Une traversée de deux jours agitée qui a permis aux deux hommes de faire connaissance : « J’étais un peu embêté, car je chausse du 46 mais Brieuc, lui, fait du 47, on ne trouvait pas de quoi le chausser ! » confesse Jean-Pierre après avoir réussi à exhumer un ensemble de cirés de ses années Vendée Globe. Et Brieuc Maisonneuve de reprendre « Jean-Pierre n’a pas volé sa réputation de Gentleman des Mers, je me sens bien accueilli. J’ai pu me remettre en forme et surtout travailler avec mon équipe pour tenter de sauver le projet. »
Toboggan en place
Trêve d’émotions, deux questions subsistent à ce jour :
• Jean-Pierre a-t-il raté le train d’Alizés qui l’aurait mené en Guadeloupe ?
• Comment le cas de Jean-Pierre va-t-il être compensé par la Direction de Course ?
À ce jeu-là, le Team Manager de Jean-Pierre Dick, Maxime Grimard, n’a pas chômé : « Nous avons été en relation permanente avec l’équipe de Brieuc, Christian Dumard qui nous accompagne sur la météo, et un ensemble de sympathisants des Açores qui se sont portés volontaires pour nous aider à organiser le débarquement. Il n’aura suffit que d’un bref passage au JP54 « Notre Méditerranée-Ville de Nice » à proximité des côtes des Açores pour déposer Brieuc. Jean-Pierre peut maintenant reprendre sa course et rattraper le flux d’Alizés encore établi à l’ouest. Il est bien placé » détaille-t-il avant de compléter « À ce stade, nous ne savons pas encore quelle compensation nous sera accordée. Nous avons fait une demande de redressement que le jury va étudier pour rendre une décision équitable. ».

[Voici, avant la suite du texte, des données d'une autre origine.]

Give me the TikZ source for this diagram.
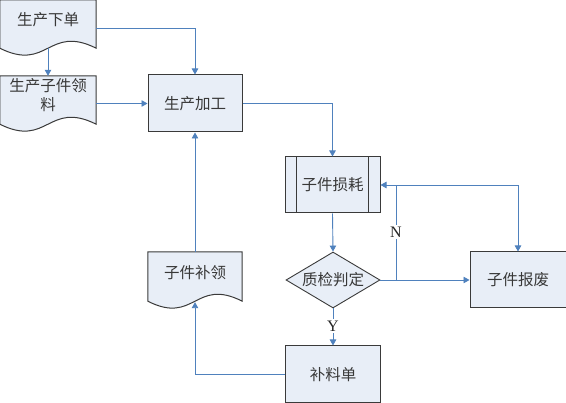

En effet, Jean-Pierre devrait, comme cela s’est déjà produit sur d’autres épreuves, bénéficier d’une compensation en temps sur sa performance, qui prendra en compte la modification de sa trajectoire, l’état de ses stocks de nourriture ainsi que les éventuels impacts sur son bateau.
Ce qui est sûr, c’est que ces événements n’ont eu que peu d’influence sur les ambitions du marin Niçois « J’ai reçu beaucoup d’encouragements en ligne et de mes partenaires, j’ai envie d’accomplir ce pourquoi je suis venu. ».
Inéluctable séparation
C’est sur ces hypothèses que les deux hommes se sont séparés aujourd’hui : Brieuc Maisonneuve a embarqué à bord d’un semi-rigide dépêché par les équipes d’Adrien Hardy au large de Punta Delgada, aux Açores.
Pour lui, dirigeant d’entreprise reconverti qui avait tout investi dans ce projet Rhum Multi, une autre course commence : celle de tenter de localiser son bateau, puis, tous l’espèrent, de le sauver.
Jean-Pierre, fidèle à ses origines niçoises, n’a qu’un mot pour l’encourager : « Forza ! ».